A page from the "Causes of Color" exhibit...
Sodium vapor and mercury vapor lamps emit yellow and bright blue light, respectively. They are very efficient, and provide high-intensity light suitable for illuminating large, open areas. Mercury lamps also produce ultraviolet light; in fluorescent tube lamps, this is converted by fluorescence of a phosphor coating into lower-energy yellow, orange, and red light. This produces a more natural color balance for indoor lighting. Like compact fluorescent lamps, they are more energy-efficient than incandescent light bulbs.
A vapor lamp consists of a double tube. The vapor is contained in the internal tube, while the outer tube is kept empty of air, and absorbs dangerous high-energy ultraviolet radiation.
Energy-level scheme of an atom of sodium, showing some of the allowed transitions in returning back to the ground state after ionization. In a sodium vapor lamp, a high voltage produces ionization from the initial "ground state." As the electron escapes the atom, a sodium ion results. The electron returns to its ground state along specific allowed transitions, only a few of which are shown, emitting energy as radiation. Quantum theory defines the "selection rules" that determine this route. The lowest two arrows correspond to the emission of the bright-yellow sodium "doublet" lines at 589.7 (2.103 eV) and 589.0 nm (2.105 eV).
Testing the inner tube of a mercury lamp at the Westinghouse Lamp Division, Bloomfield, N.J., in 1937.
The table below compares the mechanism and energy efficiency of various lamps, as well as the colors produced by several of these lamps.

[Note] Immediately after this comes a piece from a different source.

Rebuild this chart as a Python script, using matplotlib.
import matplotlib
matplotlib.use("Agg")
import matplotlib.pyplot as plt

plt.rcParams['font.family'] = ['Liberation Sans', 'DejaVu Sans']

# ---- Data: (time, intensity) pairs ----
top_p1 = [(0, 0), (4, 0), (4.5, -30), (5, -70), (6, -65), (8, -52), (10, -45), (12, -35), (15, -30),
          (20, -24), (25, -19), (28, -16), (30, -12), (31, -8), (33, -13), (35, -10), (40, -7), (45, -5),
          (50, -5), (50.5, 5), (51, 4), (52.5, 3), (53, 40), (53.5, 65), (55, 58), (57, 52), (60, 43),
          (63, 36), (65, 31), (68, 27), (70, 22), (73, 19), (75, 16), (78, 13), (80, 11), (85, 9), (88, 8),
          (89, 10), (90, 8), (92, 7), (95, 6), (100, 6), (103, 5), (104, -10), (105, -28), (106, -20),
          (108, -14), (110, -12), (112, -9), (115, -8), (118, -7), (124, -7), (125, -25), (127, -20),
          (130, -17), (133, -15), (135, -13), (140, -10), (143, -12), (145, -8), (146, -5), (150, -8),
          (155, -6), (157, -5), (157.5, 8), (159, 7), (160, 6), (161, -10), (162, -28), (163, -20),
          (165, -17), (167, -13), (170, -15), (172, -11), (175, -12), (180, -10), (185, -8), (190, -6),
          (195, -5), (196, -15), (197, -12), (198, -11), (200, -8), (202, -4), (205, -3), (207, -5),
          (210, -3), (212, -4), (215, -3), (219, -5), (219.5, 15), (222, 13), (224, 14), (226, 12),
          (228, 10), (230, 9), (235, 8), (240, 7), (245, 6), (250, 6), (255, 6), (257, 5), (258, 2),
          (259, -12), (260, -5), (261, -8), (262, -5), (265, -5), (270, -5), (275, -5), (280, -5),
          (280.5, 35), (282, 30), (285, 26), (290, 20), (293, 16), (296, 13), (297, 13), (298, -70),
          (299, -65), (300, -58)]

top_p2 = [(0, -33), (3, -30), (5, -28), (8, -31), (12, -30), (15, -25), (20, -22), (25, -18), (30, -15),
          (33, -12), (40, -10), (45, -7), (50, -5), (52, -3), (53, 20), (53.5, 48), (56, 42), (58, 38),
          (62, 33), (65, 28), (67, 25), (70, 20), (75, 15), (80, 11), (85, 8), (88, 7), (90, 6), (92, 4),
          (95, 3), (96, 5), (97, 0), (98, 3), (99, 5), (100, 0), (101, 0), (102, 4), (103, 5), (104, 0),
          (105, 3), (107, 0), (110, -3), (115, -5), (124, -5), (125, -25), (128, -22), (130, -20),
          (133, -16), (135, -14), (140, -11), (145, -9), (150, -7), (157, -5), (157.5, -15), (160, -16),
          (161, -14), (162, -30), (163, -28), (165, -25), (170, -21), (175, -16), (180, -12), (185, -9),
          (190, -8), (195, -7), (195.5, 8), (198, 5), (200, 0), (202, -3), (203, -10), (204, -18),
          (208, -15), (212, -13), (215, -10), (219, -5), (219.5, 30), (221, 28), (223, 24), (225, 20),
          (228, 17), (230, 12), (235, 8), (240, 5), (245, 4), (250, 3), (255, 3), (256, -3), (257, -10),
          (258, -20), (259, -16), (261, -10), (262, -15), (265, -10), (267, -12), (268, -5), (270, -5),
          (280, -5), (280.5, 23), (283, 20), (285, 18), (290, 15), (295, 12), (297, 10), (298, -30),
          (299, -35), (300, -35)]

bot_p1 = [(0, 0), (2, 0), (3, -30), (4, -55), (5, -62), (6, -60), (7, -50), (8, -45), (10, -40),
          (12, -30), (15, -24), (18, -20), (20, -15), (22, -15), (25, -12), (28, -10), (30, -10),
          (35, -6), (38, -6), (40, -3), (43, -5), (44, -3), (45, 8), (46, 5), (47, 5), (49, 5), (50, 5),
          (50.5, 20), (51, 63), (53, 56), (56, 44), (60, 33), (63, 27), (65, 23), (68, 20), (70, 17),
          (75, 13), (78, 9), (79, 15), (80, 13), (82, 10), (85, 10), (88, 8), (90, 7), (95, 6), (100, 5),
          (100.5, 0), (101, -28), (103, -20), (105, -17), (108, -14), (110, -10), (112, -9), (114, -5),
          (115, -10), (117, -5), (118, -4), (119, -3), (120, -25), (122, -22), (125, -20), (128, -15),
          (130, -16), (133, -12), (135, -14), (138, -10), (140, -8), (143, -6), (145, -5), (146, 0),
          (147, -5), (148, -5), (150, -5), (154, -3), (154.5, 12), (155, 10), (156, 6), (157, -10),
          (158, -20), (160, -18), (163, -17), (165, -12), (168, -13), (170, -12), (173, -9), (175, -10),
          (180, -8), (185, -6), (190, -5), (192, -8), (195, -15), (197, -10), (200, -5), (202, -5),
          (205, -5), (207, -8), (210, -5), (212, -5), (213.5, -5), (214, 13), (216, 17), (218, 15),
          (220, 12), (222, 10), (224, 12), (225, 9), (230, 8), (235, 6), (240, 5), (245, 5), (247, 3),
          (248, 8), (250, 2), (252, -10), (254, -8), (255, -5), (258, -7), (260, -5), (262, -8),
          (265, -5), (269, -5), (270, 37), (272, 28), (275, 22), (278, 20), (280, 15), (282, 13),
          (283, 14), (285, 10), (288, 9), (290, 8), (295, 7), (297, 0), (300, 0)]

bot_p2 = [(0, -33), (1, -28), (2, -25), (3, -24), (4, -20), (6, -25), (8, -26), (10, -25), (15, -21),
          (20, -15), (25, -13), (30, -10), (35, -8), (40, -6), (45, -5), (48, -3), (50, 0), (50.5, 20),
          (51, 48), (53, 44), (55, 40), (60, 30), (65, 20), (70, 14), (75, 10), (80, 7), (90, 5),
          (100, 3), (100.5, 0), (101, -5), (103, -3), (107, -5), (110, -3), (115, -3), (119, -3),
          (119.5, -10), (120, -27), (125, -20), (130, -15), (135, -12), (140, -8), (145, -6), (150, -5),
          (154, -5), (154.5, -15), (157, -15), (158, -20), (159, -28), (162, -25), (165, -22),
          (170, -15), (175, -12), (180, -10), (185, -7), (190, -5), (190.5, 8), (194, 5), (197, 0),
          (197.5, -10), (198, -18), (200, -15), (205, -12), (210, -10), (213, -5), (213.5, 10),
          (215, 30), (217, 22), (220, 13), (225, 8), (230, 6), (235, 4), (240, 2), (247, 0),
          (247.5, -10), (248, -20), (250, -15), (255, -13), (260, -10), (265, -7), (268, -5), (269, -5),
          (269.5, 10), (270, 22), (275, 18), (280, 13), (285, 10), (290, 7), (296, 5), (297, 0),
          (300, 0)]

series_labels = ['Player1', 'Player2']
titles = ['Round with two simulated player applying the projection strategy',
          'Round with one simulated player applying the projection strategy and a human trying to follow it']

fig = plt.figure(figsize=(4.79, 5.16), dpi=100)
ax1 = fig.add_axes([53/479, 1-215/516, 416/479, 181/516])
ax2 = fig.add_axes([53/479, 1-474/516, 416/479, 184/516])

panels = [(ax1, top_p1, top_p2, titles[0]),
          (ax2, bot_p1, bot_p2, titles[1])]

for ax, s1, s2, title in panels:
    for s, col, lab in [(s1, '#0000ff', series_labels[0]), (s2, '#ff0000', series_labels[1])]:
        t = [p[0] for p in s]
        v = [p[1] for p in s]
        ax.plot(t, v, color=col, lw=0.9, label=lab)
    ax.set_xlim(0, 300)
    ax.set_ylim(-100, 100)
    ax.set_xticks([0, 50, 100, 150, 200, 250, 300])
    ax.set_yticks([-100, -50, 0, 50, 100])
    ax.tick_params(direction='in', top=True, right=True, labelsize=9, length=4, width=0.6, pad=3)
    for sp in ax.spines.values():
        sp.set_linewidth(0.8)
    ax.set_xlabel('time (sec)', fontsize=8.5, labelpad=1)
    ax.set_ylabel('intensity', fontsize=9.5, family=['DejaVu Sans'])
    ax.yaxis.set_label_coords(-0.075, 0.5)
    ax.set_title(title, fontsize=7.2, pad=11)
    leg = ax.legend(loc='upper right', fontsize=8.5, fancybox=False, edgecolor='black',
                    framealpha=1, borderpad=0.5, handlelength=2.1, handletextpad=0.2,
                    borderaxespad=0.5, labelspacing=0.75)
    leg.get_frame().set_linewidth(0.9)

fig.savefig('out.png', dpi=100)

|Bulb||type||Purpose||How it works||Efficiency (Lumens per Watt)|
|Regular incandescent bulb||filament bulb||Common household lightbulb||Contains about 20 in (50 cm) of coiled tungsten filament surrounded by inert gasses, such as argon, at low pressure.||4-20|
|Metal halide lamp||vapor lamp||common in large retail stores (like bookstores) where the colors must be accurate||Light is produced by an electric discharge through combined vapors of mercury and other metals. These metals are introduced into the arc tube as compounds of iodine. The compounds have the effect of increasing the light output in the blue, green and yellow-colored bands of the visual spectrum, resulting in a color appearance that is nearly pure white.||80-125|
|Mercury vapor lamp||vapor lamp||First high intensity discharge lamps, but now mostly obsolete.||Electric discharge through a vapor of mercury||32-63|
|Low-pressure sodium lamp||vapor lamp||sometimes used for street lighting||It contains a small amount of sodium, which takes a few minutes to vaporize when the lamp is switched on||up to 200|
|High-pressure sodium lamp||vapor lamp||Street lightning in cities, sport arenas||Contains sodium and alumunium, which combine to make pinkish-blue light. These lamps are efficient at converting electricity to light||40-140|
- Initial Efficiency (Lumens per Watt). Lumens-per-watt (or lamp efficacy) ratings reflect only the watts consumed by the lamp itself and not ballast loss. Ballast is required in vapor lamps to limit the current that can flow, to stop the lamp from burning itself out.
Gas lasers, such as the helium-neon laser, use gas excitations with optical feedback from mirrors at each end of the tube. Lasers produce coherent light, in which all the light waves have almost the same frequency - they travel in the same direction and amplify each other.